In less than a year, cricket teams from across the globe will land in Australia to play the World Cup T20.
India has jumped to the top of the table in the 2019 Cricket World Cup thanks to magnificent batting by Rohit Sharma, Virat Kohli and Lokesh Rahul and accurate fast bowling by Jasprit Bumrah.
But their selection policy defies logic. Why include three wicketkeepers – MS Dhoni, Rishbah Pant and Dinesh Karthik – in their XI? Pant and Karthik have not fired but still Kohli and his fellow selectors continue with this absurd selection. Why?
Is it because England in this CWC has picked two wicketkeepers – Jos Buttler and Jonny Bairstow – in their team? Buttler keeps the wickets while Bairstow scores runs as the opening batsman.
This is not so for Pant and Karthik.
In England’s last two matches Bairstow scored 106 against New Zealand and 111against India. A fortnight ago he had made 90 against Afghanistan. So his inclusion is justified.
A wicketkeeper in a team is like a pianist in an orchestra. There is room for only one.
This is changing of late. England selectors have this policy of multiple wicketkeepers at Test level. They set a record in the Test series against Sri Lanka in Colombo in November 2018 when they fielded three wicketkeepers: Bairstow, Buttler and Ben Foakes. The first two ran in the deep as fielders and scoring runs while Foakes donned gloves and pads.
Batting at No. 3 in the above Test, Bairstow top-scored with 110 runs, hitting nine fours and a six. He had to overcome some painful bouts of cramp in the intense heat and humidity. This was caused in part by his immobility while wearing a cast on his foot, following the ankle injury he had sustained while warming up in a game of football during the one-day series. He also appeared disappointed not wearing the keepers gloves.
According to Andrew Miller of ESPNcricinfo: “Bairstow insisted that his instant success as England’s new No. 3 would not distract him from his ultimate goal of winning back the Test wicketkeeper’s role, after his emotionally charged century had underpinned England’s batting on the first day of the third Test at Colombo last year”.
According to Bairstow, “The bits behind the scenes, when you’re doing your rehab and sleeping on an ice machine, the things that people don’t see and yet have an opinion on it.
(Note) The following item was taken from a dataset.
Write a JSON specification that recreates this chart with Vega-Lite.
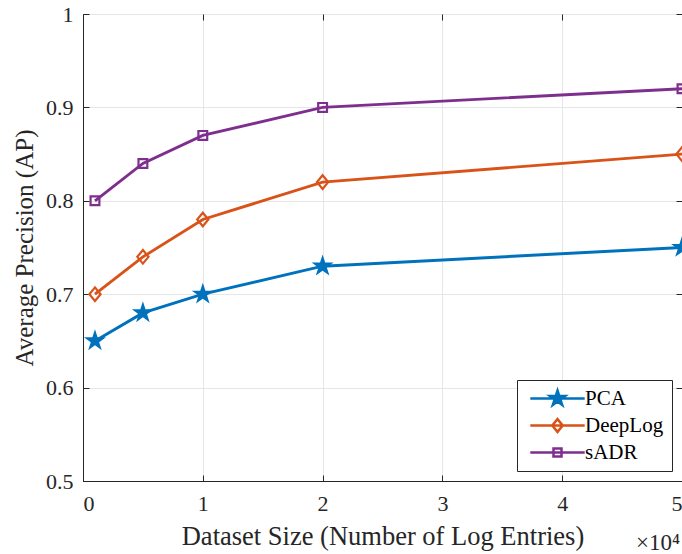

It’s all well and good when things are going well and people have an opinion on how well you’re playing, but it’s the hidden things that they don’t see”.
Bairstow’s injury was behind Foakes making his Test debut as a keeper. Foakes’s century on debut at Galle, in addition to his faultless glove work, made selectors prefer him as their wicketkeeper of choice. It was only the injury to England’s batsman Sam Curran that Bairstow was handed an opportunity to return to the team as a specialist No. 3 batsman.
What about Buttler? He is the selectors’ choice as a wicketkeeper-batsman in limited-overs cricket, as also in the current World Cup, but as a specialist batsman at Test level.
If you think three wicketkeepers – Foakes, Bairstow and Buttler – in one Test is unique, listen to this. A bizarre record was set in the Lord’s Test of July 1986 between England and New Zealand.
During New Zealand’s first innings the wicketkeeping duties were shared by four players, Bill Athey (first two overs), Bob Taylor (overs three to 76), Bobby Parks (overs 77 to 140) and Bruce French (the final ball).
Karthik Parimal of ESPNcricinfo headlining his story A tale of four Bs wrote, “On July 25, 1986, England fielded four wicketkeepers at various times, owing to an injury to the original man Bruce French. Two of the substitutes included Bob Taylor — the legend who was already two years into his retirement and Bobby Parks — the Hampshire cricketer who never donned a Test cap again”.
Of the four, only Athey and French were in the Test XI. My question to Roar readers: “Were substitutes allowed to keep wickets in the past?”.
Coming back to the present, if India wants to win the semi-final against New Zealand tonight and win the World Cup on Sunday, they better replace Pant and Karthik by quickie Mohammad Shami and all-rounder Kedar Jadhav.